Low stiffness, hight weight floors are notoriously lively. And very, very hard to calm down. The first mode is easily addressed through damping (not dampening, by the way), but dead load is less effective on second mode and INVERSELY effective on third and higher. In high weight, low stiffness floors you can be dealing with a second or third mode issue specifically because of the high weight to stiffness ratio. Those problems are frequently unaided by added load, and can in fact quite often get worse with increased dead loads.

That comment does not address added load through partitions and other standing obstructions with secondary connections. If you can introduce load with any even little bit of secondary stiffness (fastenings, hinging effects, friction, etc, etc), you will still help calm the floor down.

 

[woodman88]

Here are some links about this.

http://timber.ce.wsu.edu/Resources/papers/4-6-4.pdf

http://www.alpeng.com/images/stories/pdfs/dolan.pdf

http://www.anthonyforest.com/pdfs/A...ng-Floor-Vibration-by-Design-and-Retrofit.pdf

Garth Dreger PE - AZ Phoenix area
As EOR's we should take the responsibility to design our structures to support the components we allow in our design per that industry standards.

 

[connect2]

Thanks all for input. Thanks CEL and woodman88 for references. Woodman88 the article on strong-backs is of great interest.

No the home is not finished and as an example the basement ceiling is not yet dry walled. In any case a trip to site is planned with the floor truss manufacturer to observe the vibration and see if the installation is as planned and detailed etc. Time to go see what was actually built.

CELinOttawa, interested in your comments on vibration modes and when and when not adding mass might actually be detrimental. My curiosity was raised when I read in the Manufacturers Evaluation Report '..in cases where concrete topping is applied ... the current vibration criteria may not address all occupant performance expectations., but will need to get caught up a bit. Curiously the Manufacturer says in his literature that '..directly applied ceiling material with or without bottom flange strapping, does not significantly affect the floor performance.' Comments anybody about this? Almost everybody above seems to feel that the ceiling has an important role to play in damping vibration and improving floor performance. The Manufacturer appears to disagree.

 

[XR250]

A problem I see on a regular basis with long span trussed floors is long-term deflection. Seems the metal plate connections creep over time.
There has been some research to back this up (can't remember where a saw it)
Also, when the contractor puts a huge stack of drywall on them, they can permanently sag.
I have seen the same problems with i-joist floors under Kitchens where there are high, sustained dead loads. Much more observed deflection than calculated.

 

[KootK]

I'd be inclined to trust the manufacturer regarding the ceiling.
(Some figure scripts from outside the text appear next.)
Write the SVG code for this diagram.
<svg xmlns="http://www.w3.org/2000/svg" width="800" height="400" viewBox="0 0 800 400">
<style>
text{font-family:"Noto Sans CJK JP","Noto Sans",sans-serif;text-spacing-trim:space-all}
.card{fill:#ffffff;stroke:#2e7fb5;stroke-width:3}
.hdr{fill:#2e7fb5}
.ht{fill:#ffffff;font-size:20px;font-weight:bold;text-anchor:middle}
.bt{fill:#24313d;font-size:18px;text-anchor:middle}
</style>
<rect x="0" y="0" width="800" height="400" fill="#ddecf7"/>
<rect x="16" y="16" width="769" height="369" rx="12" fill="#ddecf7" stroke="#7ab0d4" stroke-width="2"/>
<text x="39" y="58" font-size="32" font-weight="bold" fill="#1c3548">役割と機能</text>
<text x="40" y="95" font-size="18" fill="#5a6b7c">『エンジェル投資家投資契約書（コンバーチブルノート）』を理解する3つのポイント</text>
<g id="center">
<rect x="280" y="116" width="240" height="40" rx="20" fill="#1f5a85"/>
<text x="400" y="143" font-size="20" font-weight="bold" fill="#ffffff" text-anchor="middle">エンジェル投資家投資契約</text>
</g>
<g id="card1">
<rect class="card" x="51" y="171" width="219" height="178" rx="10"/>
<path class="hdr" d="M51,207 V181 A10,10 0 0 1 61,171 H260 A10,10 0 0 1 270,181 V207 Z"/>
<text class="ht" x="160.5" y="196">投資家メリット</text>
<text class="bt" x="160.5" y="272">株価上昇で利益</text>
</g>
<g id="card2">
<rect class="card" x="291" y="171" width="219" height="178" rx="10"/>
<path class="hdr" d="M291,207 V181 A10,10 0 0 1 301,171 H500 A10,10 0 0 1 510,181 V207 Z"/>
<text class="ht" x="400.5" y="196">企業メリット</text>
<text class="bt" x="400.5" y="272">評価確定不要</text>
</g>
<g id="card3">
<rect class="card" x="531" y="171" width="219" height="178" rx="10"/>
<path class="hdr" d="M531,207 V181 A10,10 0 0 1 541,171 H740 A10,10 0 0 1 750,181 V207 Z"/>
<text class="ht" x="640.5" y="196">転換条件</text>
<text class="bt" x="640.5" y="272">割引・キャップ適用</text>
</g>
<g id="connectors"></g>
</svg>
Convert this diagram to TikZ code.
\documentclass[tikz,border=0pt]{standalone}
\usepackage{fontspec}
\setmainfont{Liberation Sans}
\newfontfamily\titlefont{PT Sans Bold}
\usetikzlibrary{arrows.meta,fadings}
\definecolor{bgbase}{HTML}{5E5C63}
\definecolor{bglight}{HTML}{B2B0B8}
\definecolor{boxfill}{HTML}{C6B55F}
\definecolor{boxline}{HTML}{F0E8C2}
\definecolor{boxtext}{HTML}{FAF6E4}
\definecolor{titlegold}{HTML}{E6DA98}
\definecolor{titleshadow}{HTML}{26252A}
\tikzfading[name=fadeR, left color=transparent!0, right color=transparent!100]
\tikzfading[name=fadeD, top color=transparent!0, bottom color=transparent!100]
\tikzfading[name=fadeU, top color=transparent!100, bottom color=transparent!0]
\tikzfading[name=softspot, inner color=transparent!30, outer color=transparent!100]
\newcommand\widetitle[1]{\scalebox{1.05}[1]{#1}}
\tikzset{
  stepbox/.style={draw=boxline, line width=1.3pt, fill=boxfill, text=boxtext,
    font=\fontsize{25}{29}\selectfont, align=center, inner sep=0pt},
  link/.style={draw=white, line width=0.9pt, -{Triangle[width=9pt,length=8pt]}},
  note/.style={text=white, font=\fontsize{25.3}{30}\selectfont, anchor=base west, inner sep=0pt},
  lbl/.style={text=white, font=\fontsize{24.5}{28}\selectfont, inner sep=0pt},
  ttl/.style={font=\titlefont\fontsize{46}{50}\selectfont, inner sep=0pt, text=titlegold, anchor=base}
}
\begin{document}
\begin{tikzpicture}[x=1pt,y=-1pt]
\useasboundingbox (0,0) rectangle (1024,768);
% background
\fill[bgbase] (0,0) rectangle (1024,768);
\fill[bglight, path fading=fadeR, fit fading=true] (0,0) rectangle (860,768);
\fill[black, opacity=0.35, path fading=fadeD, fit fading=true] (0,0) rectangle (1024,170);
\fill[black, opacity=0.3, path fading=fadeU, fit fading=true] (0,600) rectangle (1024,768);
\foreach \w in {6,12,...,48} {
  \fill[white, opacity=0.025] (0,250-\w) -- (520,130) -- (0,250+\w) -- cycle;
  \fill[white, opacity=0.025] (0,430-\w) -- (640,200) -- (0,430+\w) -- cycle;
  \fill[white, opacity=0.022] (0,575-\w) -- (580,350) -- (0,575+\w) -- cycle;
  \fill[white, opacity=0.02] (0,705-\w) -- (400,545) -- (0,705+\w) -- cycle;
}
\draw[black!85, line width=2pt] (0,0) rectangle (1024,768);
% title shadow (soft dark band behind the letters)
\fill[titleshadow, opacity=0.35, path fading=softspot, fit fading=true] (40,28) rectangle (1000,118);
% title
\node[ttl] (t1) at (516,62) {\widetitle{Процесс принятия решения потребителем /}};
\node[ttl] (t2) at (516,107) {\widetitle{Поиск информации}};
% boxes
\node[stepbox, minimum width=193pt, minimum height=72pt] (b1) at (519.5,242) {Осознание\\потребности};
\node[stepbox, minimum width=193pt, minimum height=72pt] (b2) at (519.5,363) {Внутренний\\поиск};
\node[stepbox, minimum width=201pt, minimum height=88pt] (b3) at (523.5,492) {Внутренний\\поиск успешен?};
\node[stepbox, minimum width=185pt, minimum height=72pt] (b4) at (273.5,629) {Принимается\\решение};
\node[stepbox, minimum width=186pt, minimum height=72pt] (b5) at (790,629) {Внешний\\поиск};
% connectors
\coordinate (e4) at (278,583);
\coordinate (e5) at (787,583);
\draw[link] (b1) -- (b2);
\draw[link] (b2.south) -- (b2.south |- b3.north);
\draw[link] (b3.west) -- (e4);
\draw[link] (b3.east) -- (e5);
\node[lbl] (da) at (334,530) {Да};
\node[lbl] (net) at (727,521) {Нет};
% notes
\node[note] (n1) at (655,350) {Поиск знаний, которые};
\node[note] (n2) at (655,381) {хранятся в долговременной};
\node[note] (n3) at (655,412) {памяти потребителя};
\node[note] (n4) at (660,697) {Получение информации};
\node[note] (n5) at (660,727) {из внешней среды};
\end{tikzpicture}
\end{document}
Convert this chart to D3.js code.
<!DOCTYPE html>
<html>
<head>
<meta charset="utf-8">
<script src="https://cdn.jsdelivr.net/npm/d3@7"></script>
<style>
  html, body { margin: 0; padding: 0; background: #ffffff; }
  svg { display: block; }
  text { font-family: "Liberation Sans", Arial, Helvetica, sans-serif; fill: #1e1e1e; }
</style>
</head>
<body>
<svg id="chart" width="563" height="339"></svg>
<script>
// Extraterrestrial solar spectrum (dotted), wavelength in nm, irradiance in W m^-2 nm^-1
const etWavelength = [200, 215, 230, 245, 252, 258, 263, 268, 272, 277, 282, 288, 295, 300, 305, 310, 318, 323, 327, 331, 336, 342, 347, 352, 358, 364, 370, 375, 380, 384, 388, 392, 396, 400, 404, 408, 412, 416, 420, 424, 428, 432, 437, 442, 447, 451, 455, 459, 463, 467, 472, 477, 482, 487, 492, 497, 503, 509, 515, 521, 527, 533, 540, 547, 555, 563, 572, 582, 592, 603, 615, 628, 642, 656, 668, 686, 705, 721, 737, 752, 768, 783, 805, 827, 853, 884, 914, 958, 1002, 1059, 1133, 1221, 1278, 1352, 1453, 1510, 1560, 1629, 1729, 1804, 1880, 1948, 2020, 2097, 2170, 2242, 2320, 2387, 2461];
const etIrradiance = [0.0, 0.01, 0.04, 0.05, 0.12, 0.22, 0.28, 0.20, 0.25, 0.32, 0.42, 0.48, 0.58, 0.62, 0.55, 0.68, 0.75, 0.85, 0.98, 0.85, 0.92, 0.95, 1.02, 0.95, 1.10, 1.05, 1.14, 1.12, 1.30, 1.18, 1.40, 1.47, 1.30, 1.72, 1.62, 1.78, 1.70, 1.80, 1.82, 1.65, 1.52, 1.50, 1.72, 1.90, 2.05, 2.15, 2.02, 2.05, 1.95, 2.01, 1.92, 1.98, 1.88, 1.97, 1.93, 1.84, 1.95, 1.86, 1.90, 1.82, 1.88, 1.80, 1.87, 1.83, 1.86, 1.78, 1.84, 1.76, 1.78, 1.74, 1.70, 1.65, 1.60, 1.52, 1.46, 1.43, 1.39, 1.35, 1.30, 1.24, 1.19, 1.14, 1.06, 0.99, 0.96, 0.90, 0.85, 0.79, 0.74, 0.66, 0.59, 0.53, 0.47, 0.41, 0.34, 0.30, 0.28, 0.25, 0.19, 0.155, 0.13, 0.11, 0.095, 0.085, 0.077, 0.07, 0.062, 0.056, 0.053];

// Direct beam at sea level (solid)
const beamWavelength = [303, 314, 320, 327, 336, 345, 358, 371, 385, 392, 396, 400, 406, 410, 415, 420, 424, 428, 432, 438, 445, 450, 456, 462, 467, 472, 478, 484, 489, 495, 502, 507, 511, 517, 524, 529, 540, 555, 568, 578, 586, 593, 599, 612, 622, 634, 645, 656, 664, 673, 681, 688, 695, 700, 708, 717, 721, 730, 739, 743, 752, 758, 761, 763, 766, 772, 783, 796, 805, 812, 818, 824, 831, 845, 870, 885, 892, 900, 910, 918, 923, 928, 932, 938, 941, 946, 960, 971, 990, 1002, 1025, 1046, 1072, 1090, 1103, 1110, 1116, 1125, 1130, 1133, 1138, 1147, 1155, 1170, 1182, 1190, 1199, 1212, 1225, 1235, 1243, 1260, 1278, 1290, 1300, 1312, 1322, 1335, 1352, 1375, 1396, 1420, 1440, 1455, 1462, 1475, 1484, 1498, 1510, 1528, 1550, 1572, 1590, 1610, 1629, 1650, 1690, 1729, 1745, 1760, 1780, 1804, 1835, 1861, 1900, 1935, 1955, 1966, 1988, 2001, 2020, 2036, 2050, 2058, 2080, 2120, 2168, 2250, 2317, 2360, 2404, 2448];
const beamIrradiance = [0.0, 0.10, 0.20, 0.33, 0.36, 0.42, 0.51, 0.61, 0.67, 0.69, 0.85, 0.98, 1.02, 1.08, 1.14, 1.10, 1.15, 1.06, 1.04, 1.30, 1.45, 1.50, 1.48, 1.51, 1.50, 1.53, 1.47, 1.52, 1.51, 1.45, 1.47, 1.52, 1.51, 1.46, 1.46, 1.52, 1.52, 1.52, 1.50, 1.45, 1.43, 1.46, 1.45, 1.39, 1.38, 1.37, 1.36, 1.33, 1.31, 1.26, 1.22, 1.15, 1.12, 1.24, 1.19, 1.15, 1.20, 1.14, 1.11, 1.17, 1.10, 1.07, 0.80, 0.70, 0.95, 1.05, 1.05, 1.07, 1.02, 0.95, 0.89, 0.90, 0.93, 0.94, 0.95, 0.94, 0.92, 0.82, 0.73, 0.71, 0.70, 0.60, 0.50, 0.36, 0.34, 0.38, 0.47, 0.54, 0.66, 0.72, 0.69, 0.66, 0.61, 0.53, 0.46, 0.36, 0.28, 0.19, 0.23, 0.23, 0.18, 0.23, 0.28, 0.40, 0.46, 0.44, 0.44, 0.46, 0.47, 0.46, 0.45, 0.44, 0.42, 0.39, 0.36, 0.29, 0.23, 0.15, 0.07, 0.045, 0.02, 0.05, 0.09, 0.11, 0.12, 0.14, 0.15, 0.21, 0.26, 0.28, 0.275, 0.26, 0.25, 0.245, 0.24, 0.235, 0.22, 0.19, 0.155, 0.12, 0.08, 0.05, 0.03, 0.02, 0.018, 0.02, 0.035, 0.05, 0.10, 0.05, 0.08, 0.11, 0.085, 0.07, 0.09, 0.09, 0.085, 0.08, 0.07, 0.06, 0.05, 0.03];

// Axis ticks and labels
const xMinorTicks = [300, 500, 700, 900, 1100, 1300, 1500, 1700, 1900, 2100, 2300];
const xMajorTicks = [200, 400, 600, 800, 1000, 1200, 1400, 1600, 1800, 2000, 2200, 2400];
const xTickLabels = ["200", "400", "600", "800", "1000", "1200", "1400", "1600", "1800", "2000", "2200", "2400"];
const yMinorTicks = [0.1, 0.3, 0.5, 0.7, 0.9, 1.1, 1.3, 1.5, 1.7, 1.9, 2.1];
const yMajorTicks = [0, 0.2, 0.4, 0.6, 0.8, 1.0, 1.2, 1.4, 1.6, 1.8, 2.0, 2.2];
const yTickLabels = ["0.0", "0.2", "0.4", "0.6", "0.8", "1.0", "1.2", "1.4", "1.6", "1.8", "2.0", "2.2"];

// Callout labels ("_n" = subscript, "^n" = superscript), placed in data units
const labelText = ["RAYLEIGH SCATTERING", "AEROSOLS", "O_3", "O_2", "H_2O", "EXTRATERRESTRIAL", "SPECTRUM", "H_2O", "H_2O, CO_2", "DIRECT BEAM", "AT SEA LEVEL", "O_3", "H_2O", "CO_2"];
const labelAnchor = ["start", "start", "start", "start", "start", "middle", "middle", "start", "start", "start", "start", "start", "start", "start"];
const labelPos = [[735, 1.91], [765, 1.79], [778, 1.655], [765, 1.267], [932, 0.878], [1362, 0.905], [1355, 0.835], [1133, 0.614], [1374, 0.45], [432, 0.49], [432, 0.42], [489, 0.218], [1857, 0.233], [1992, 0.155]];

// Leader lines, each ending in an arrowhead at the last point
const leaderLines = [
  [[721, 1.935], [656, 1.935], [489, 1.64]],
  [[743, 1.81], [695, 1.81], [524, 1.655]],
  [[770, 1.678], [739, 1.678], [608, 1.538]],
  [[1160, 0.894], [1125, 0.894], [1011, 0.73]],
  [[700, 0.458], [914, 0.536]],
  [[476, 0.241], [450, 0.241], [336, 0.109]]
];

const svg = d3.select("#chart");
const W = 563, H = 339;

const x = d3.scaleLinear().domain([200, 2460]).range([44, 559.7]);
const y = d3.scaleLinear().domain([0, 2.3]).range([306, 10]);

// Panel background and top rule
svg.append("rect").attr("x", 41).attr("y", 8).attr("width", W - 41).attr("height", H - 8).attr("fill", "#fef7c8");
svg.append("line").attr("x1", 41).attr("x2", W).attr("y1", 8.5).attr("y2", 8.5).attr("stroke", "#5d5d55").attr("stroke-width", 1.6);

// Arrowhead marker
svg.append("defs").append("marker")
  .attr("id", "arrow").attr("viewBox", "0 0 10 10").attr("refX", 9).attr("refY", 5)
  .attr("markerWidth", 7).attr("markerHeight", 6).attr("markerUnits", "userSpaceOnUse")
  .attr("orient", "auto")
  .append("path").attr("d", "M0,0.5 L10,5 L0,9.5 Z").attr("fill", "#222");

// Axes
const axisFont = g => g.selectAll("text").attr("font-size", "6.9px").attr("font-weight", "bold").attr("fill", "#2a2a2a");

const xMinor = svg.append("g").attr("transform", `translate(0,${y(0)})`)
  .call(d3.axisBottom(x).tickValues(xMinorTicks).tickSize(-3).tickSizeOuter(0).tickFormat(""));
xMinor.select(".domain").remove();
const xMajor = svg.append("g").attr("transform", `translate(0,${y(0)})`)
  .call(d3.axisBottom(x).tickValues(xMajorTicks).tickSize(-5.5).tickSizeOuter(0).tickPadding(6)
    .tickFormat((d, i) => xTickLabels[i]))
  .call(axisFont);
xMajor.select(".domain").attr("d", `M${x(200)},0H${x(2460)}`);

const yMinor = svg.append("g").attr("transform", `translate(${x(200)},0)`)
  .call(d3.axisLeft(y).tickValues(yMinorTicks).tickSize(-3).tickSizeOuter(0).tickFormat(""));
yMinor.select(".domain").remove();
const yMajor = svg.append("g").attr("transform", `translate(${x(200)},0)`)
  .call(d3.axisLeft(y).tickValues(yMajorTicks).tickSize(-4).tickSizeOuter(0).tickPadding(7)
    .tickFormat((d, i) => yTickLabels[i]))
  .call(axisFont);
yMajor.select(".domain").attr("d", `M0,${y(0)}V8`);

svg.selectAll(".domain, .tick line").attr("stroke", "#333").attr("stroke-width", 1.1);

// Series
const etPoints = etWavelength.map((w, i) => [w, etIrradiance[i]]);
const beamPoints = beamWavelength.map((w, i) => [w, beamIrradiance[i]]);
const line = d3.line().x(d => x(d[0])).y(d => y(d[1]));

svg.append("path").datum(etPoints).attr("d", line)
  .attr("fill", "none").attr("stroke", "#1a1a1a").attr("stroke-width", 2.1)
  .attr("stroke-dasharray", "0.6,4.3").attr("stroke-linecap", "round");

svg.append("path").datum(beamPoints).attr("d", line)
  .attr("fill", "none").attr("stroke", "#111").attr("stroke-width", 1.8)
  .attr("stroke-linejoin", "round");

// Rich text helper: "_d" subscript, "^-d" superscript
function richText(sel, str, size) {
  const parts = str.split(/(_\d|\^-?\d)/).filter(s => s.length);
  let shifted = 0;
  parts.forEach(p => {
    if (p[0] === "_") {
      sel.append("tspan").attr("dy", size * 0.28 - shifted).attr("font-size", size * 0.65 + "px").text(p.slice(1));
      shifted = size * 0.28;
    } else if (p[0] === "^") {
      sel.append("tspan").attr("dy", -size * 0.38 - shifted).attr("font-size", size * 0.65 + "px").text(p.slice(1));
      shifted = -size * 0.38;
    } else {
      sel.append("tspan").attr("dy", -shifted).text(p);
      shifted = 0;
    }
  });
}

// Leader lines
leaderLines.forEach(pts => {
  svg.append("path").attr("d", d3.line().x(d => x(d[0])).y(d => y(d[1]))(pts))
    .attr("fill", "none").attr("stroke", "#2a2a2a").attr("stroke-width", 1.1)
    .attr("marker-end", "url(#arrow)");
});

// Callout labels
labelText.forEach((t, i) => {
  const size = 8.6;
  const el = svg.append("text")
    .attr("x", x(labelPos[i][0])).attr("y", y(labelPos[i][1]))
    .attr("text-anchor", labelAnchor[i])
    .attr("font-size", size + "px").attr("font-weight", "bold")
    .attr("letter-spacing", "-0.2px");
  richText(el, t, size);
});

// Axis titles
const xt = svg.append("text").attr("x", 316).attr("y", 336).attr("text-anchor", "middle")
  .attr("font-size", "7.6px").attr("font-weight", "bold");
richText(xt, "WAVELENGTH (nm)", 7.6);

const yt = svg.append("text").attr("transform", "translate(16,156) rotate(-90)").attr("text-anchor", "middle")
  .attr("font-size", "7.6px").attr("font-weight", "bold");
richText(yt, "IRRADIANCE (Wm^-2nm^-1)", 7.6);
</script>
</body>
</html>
Their opinion may be based on testing and/or extensive experience.

With vibration stuff, you're trying to alter the natural frequency of vibration of the system to get it into a suitable band. And there are only so many parameters to play with: stiffness, mass, damping. With something like the ceiling sheathing, you'll be adding mass but then also perhaps increasing stiffness as a result of unintended composite action.

Way back when, I authored a little technical bulletin on construction loading for wood trusses: Link. Overloading trusses in that way is very common occurrence. And the parameter most affected is stiffness. All the plate teeth get pulled part way out and the lumber beneath them deforms excessively.

The greatest trick that bond stress ever pulled was convincing the world it didn't exist.

 

[CELinOttawa]

Access to your link is listed as disabled there Kootk...

 

[jayrod12]

Kootk your link is dead? Or at least you haven't provided access..

 

[KootK]

Try this: Link. Don't get too excited though; it's not a very exciting read.

The greatest trick that bond stress ever pulled was convincing the world it didn't exist.